[Recorded data]
'''

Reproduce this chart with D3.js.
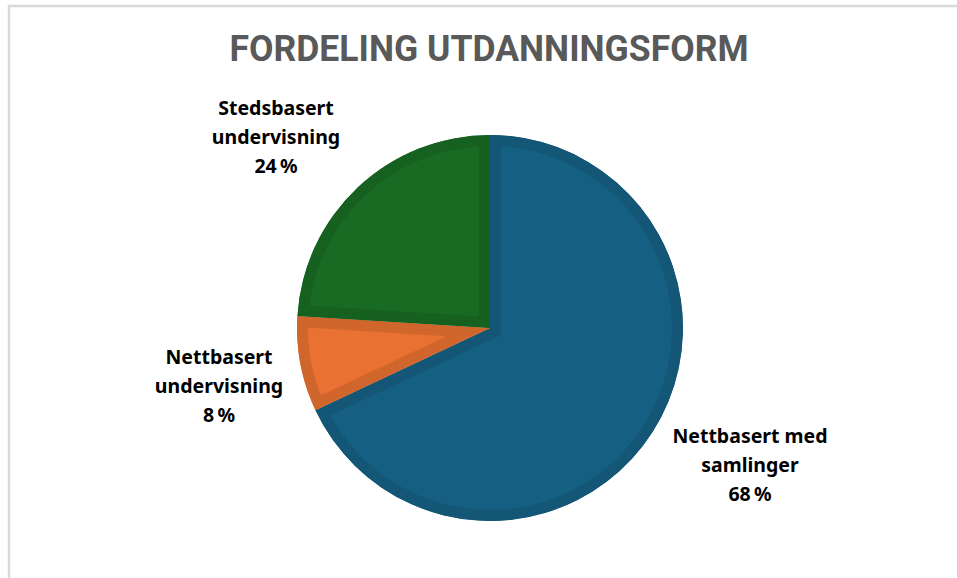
<!DOCTYPE html>
<html>
<head>
<meta charset="utf-8">
<script src="https://cdn.jsdelivr.net/npm/d3@7"></script>
<style>
  body { margin: 0; background: #fff; }
  svg { display: block; }
</style>
</head>
<body>
<div id="chart"></div>
<script>
// Fordeling utdanningsform - pie chart
const categories = ["Nettbasert med samlinger", "Nettbasert undervisning", "Stedsbasert undervisning"];
const values = [68, 8, 24];
const labelLines = [["Nettbasert med", "samlinger"], ["Nettbasert", "undervisning"], ["Stedsbasert", "undervisning"]];
const colors = ["#156082", "#E97132", "#196B24"];

const width = 957;
const height = 578;
const cx = 490, cy = 328, radius = 193;

// label anchor positions (centre of first line)
const labelPos = [[750, 436], [219, 357], [276, 108]];

const data = categories.map(function(c, i) {
    return {name: c, value: values[i], lines: labelLines[i], color: colors[i], pos: labelPos[i]};
});

const svg = d3.select("#chart")
    .append("svg")
    .attr("width", width)
    .attr("height", height);

// chart frame
svg.append("path")
    .attr("d", `M9,${height} V6 H${width}`)
    .attr("fill", "none")
    .attr("stroke", "#d9d9d9")
    .attr("stroke-width", 2.5);

const title = svg.append("text")
    .attr("x", 489)
    .attr("y", 61)
    .attr("text-anchor", "middle")
    .style("font-family", "'Liberation Sans Narrow', 'Roboto', sans-serif")
    .style("font-weight", "bold")
    .style("font-size", "36px")
    .style("fill", "#595959")
    .text("FORDELING UTDANNINGSFORM");
title.attr("textLength", 519).attr("lengthAdjust", "spacingAndGlyphs");

const pie = d3.pie()
    .value(function(d) { return d.value; })
    .sort(null);

const arc = d3.arc()
    .innerRadius(0)
    .outerRadius(radius);

const g = svg.append("g")
    .attr("transform", `translate(${cx},${cy})`);

const defs = svg.append("defs");
const arcs = pie(data);

arcs.forEach(function(d, i) {
    defs.append("clipPath")
        .attr("id", `clip-${i}`)
        .append("path")
        .attr("d", arc(d));
});

g.selectAll("path.slice")
    .data(arcs)
    .enter()
    .append("path")
        .attr("class", "slice")
        .attr("d", arc)
        .attr("clip-path", function(d, i) { return `url(#clip-${i})`; })
        .attr("fill", function(d) { return d.data.color; })
        .attr("stroke", function(d) { return d3.color(d.data.color).darker(0.3); })
        .attr("stroke-width", 22)
        .attr("stroke-linejoin", "miter");

const labels = svg.selectAll("text.label")
    .data(data)
    .enter()
    .append("text")
        .attr("class", "label")
        .attr("text-anchor", "middle")
        .style("font-family", "'Noto Sans', 'Open Sans', sans-serif")
        .style("font-weight", "bold")
        .style("font-size", "19.5px")
        .style("fill", "#000");

labels.each(function(d) {
    const t = d3.select(this);
    const lines = d.lines.concat([d.value + "\u2009%"]);
    lines.forEach(function(l, j) {
        t.append("tspan")
            .attr("x", d.pos[0])
            .attr("y", d.pos[1] + 7 + j * 29)
            .text(l);
    });
});
</script>
</body>
</html>
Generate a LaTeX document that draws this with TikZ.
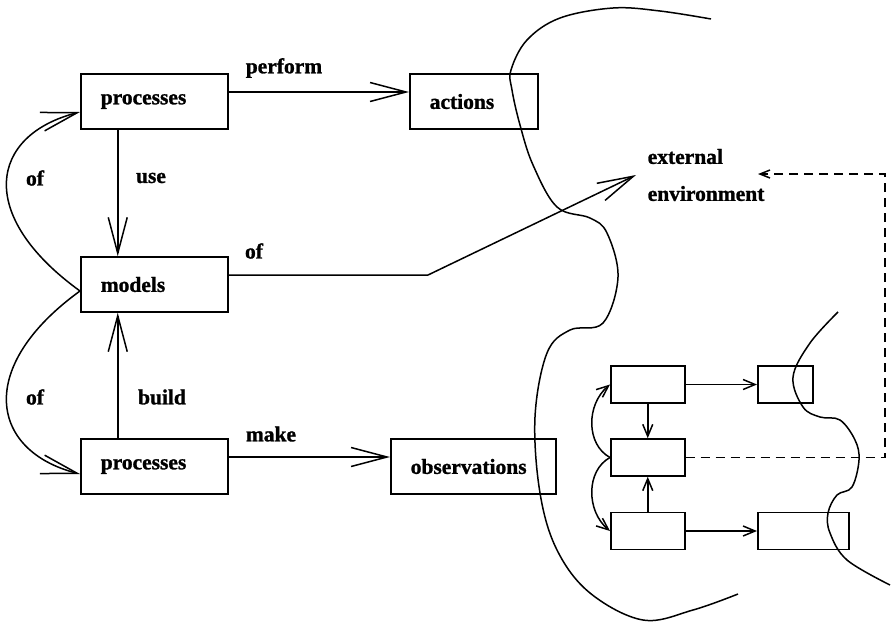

'''

What is asked
Without the pictures, transcribe the listing above exactly.

The solution
Reproduce this chart with D3.js.
<!DOCTYPE html>
<html>
<head>
<meta charset="utf-8">
<script src="https://cdn.jsdelivr.net/npm/d3@7"></script>
<style>
  body { margin: 0; background: #fff; }
  svg { display: block; }
</style>
</head>
<body>
<div id="chart"></div>
<script>
// Fordeling utdanningsform - pie chart
const categories = ["Nettbasert med samlinger", "Nettbasert undervisning", "Stedsbasert undervisning"];
const values = [68, 8, 24];
const labelLines = [["Nettbasert med", "samlinger"], ["Nettbasert", "undervisning"], ["Stedsbasert", "undervisning"]];
const colors = ["#156082", "#E97132", "#196B24"];

const width = 957;
const height = 578;
const cx = 490, cy = 328, radius = 193;

// label anchor positions (centre of first line)
const labelPos = [[750, 436], [219, 357], [276, 108]];

const data = categories.map(function(c, i) {
    return {name: c, value: values[i], lines: labelLines[i], color: colors[i], pos: labelPos[i]};
});

const svg = d3.select("#chart")
    .append("svg")
    .attr("width", width)
    .attr("height", height);

// chart frame
svg.append("path")
    .attr("d", `M9,${height} V6 H${width}`)
    .attr("fill", "none")
    .attr("stroke", "#d9d9d9")
    .attr("stroke-width", 2.5);

const title = svg.append("text")
    .attr("x", 489)
    .attr("y", 61)
    .attr("text-anchor", "middle")
    .style("font-family", "'Liberation Sans Narrow', 'Roboto', sans-serif")
    .style("font-weight", "bold")
    .style("font-size", "36px")
    .style("fill", "#595959")
    .text("FORDELING UTDANNINGSFORM");
title.attr("textLength", 519).attr("lengthAdjust", "spacingAndGlyphs");

const pie = d3.pie()
    .value(function(d) { return d.value; })
    .sort(null);

const arc = d3.arc()
    .innerRadius(0)
    .outerRadius(radius);

const g = svg.append("g")
    .attr("transform", `translate(${cx},${cy})`);

const defs = svg.append("defs");
const arcs = pie(data);

arcs.forEach(function(d, i) {
    defs.append("clipPath")
        .attr("id", `clip-${i}`)
        .append("path")
        .attr("d", arc(d));
});

g.selectAll("path.slice")
    .data(arcs)
    .enter()
    .append("path")
        .attr("class", "slice")
        .attr("d", arc)
        .attr("clip-path", function(d, i) { return `url(#clip-${i})`; })
        .attr("fill", function(d) { return d.data.color; })
        .attr("stroke", function(d) { return d3.color(d.data.color).darker(0.3); })
        .attr("stroke-width", 22)
        .attr("stroke-linejoin", "miter");

const labels = svg.selectAll("text.label")
    .data(data)
    .enter()
    .append("text")
        .attr("class", "label")
        .attr("text-anchor", "middle")
        .style("font-family", "'Noto Sans', 'Open Sans', sans-serif")
        .style("font-weight", "bold")
        .style("font-size", "19.5px")
        .style("fill", "#000");

labels.each(function(d) {
    const t = d3.select(this);
    const lines = d.lines.concat([d.value + "\u2009%"]);
    lines.forEach(function(l, j) {
        t.append("tspan")
            .attr("x", d.pos[0])
            .attr("y", d.pos[1] + 7 + j * 29)
            .text(l);
    });
});
</script>
</body>
</html>
Generate a LaTeX document that draws this with TikZ.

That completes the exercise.